The Liberal Arts and Sciences Building was constructed with this in mind. Windows on the second floor provide a view of Nevada State’s past and future. On one side, the windows look out on the Dawson Building. The converted vitamin warehouse houses the library and some offices. It used to house the entire college, all of its faculty and a tiny student body of fewer than 200. The other window looks out on empty land. Someday, Patterson hopes, that land will be covered by campus buildings and private businesses in research and development.
Before it celebrates a ground-breaking, the college will celebrate how far it’s come. The first graduating class in 2004 had 13 students. They let those pioneers help design the first diplomas and create an alma mater and held the ceremony at a conference room at Lake Las Vegas.

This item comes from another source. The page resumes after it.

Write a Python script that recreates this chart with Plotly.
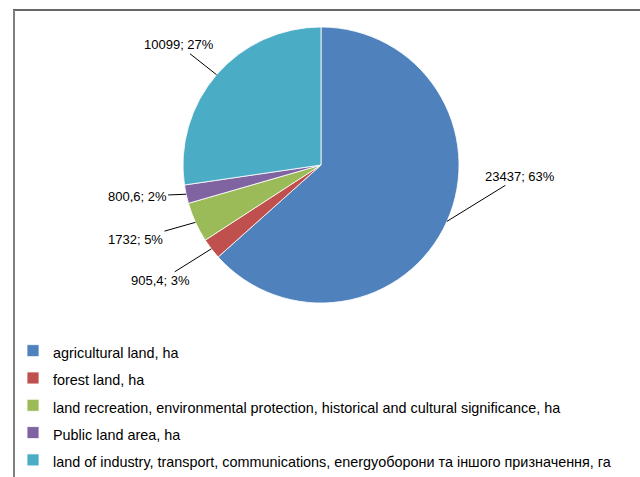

Last year, the college graduated about 300 students at the Henderson Pavillion. In a couple of years, they’ll outgrow that venue, Stewart said.
“The great thing about Nevada State College is that the small school culture has survived,” he said.
To celebrate, Nevada State College will hold the first-ever Spirit Week. Students are participating in a contest to name the school mascot, a scorpion. The 10th anniversary celebrations end with a gala at Green Valley Ranch, where school officials will unveil a master plan for the campus.
Ultimately, they would like to see dorms at Nevada State. And a dining hall and student union. Oh yeah, they’re thinking about adding an athletic program, too. It probably wouldn’t be Division 1, at least not at first. But wherever they compete, one thing is guaranteed. Nevada State will be the underdog. It’s the only thing they know how to be.